We don't know how large the bias resulting from the computerized format of the PARCC will be.
I was just at a "Take the PARCC" event last night (more on that later). Even the parents and teachers I spoke with who didn't have a problem with the content of the PARCC admitted that children who are more computer literate are going to have an advantage on this exam.
I'll leave it to others to point out the design flaws in the user interface of the PARCC (scroll windows within scroll windows?). And I'll certainly acknowledge paper tests can and do have design flaws.
But there's no question in my mind that a child with regular access to a modern computer with high-speed internet access at home will feel far more comfortable in the PARCC testing environment than a child without that access. At the very least, we ought to study the extent of this bias before we make high-stakes decisions based on PARCC results.
We don't know if the PARCC is sensitive to changes in instruction.
I know regular readers have seen this a billion times, but once again...
It is impossible to deny the correlation between socio-economic status and standardized test scores. And yet we're using these scores to make high-stakes decisions about schools and teachers and even students (yes, we are) without appropriately acknowledging this bias.
Worse: even the PARCC people admit they don't know how this test does at measuring the quality and alignment of instruction. We are attributing all sorts of causes for the variations in PARCC test scores without even knowing the extent of the relationship between school and teacher effectiveness and those scores.
Do I even have to point out how insane this is?
Look, I'm not going to defend the NJASK or any other pre-PARCC test. As I've said many times: we barely knew anything about that test, or many of the other statewide tests that were administered in the wake of No Child Left Behind.

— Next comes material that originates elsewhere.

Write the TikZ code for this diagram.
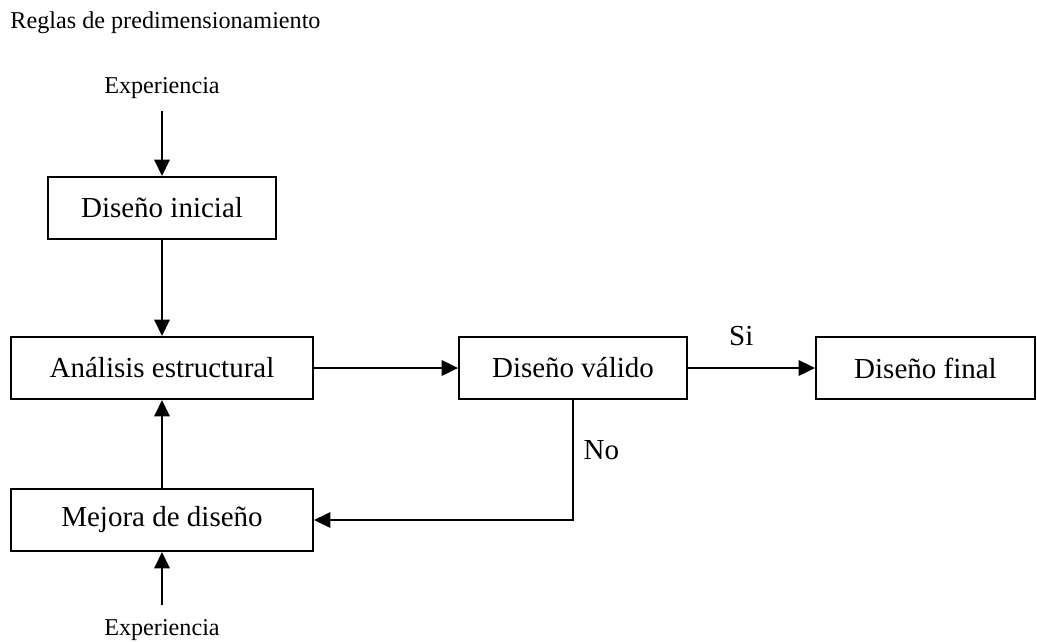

I'll also risk alienating some of you by stating, once again, that I believe there is an appropriate and reasonable use for standardized testing, especially in the formulating of policy. I think tests results can help inform decisions, even if using them to compel decisions is totally unwarranted and, frankly, ignorant.
Lord knows my job as a researcher and blogging smart-ass would be far more difficult if I didn't have test scores to work with. Much of my work in advocating for teacher workplace rights and fair/adequate school funding and reasonable charter school policies relies on standardized test results.
But when I and others use this data, we use it appropriately, with full acknowledgment of its limitations and flaws. And we certainly don't make unsubstantiated claims about how the tests themselves are going to radically improve instruction and outcomes for students.
It's time for the PARCC cheerleaders to take a step back and think more clearly about their claims. It's time for them to start showing a little more humility and a little more healthy skepticism. It's time for them to stop holding on to arguments that have little evidence to back them up.
We know way less about the PARCC than many would have us believe. We have very little evidence that it is "better" than what came before. Let's at least wait until we've studied it before we claim otherwise.
A lack of external validity.
* One caveat: we might see the ceiling go up a bit, especially in math. More on this later.